Tariq Farid started a flower shop in East Haven Connecticut at the age of 17. After seven successful years as a florist, Farid had a new idea – edible flower bouquets. So in 1999, Farid and his brother opened the first Edible Arrangements shop, going on to franchise the business in 2001. By 2012, the small business had grown to over 1,100 store locations around the world. In 2013, Edible Arrangements reached number 40 on Entrepreneur Magazine’s 2013 Entrepreneur Franchise 500. Farid’s innovative way of thinking paved the way for his business to quickly become one of the most recognized companies in the United States. Farid attributes his success to hard work and taking risks. His goal when starting his business was never to get rich, but to provide consumers with something unique and fresh, original to the marketplace.

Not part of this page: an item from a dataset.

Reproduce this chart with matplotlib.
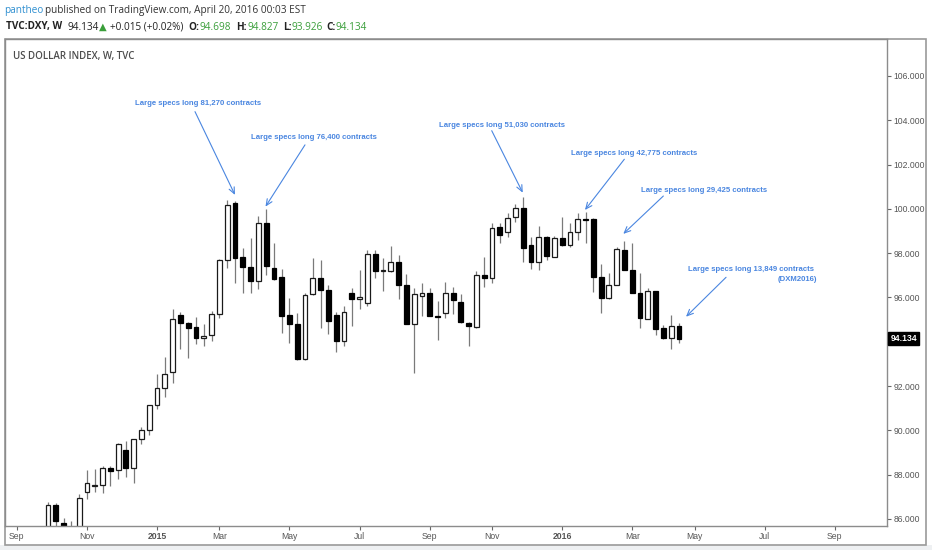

The idea for Groupon came from Andrew Mason who incorporated the site in 2008. With $1 million in seed money, the company quickly evolved onto a $1 billion sales pace, ahead of others in the market. Not only was Groupon quick to profit, but it expanded internationally to more than 40 countries in the course of a year. One of the key factors involved in Groupon’s rapid growth as a startup? Their target audience is virtually unlimited; any given consumer can benefit from a discount.
HubSpot was founded and incorporated in 2006 by MIT classmates Brian Halligan and Dharmesh Shah. With an understanding that traditional marketing was evolving into a need for more intricate tools, Halligan and Shah created software that integrates online marketing tools, from blogging to monitoring social media, into a single platform. Used by over 8,000 companies in 56 countries, HubSpot is the most powerful, tightly integrated and comprehensive marketing software available, stemmed from the founders’ analysis of a personal problem that needed a creative solution!
Like HubSpot, Twitter found the “white space,” in the world of social media, an online platform for users to spark social conversations and share news with the click of a button. The idea came from Jack Dorsey, a then NYU undergraduate student, in 2006. Dorsey, along with Evan Williams, Biz Stone and Noah Glass, launched the site within five months of the initial brainstorming session. In one year the number of tweets posted per quarter jumped from 400,000 to 100 million, and two years later Twitter users were sending up to 50 million tweets per day. One of the most important lessons for entrepreneurs to learn from Twitter is that your initial idea must meet the current and ever-changing needs of the consumer. Your idea may need to be tweaked or adjusted throughout the process and may depend on the current state of your marketplace, what your competition is doing and how consumers are responding to the change in trends. It is your responsibility, as the entrepreneur, to figure out what the consumer is missing before they know it themselves.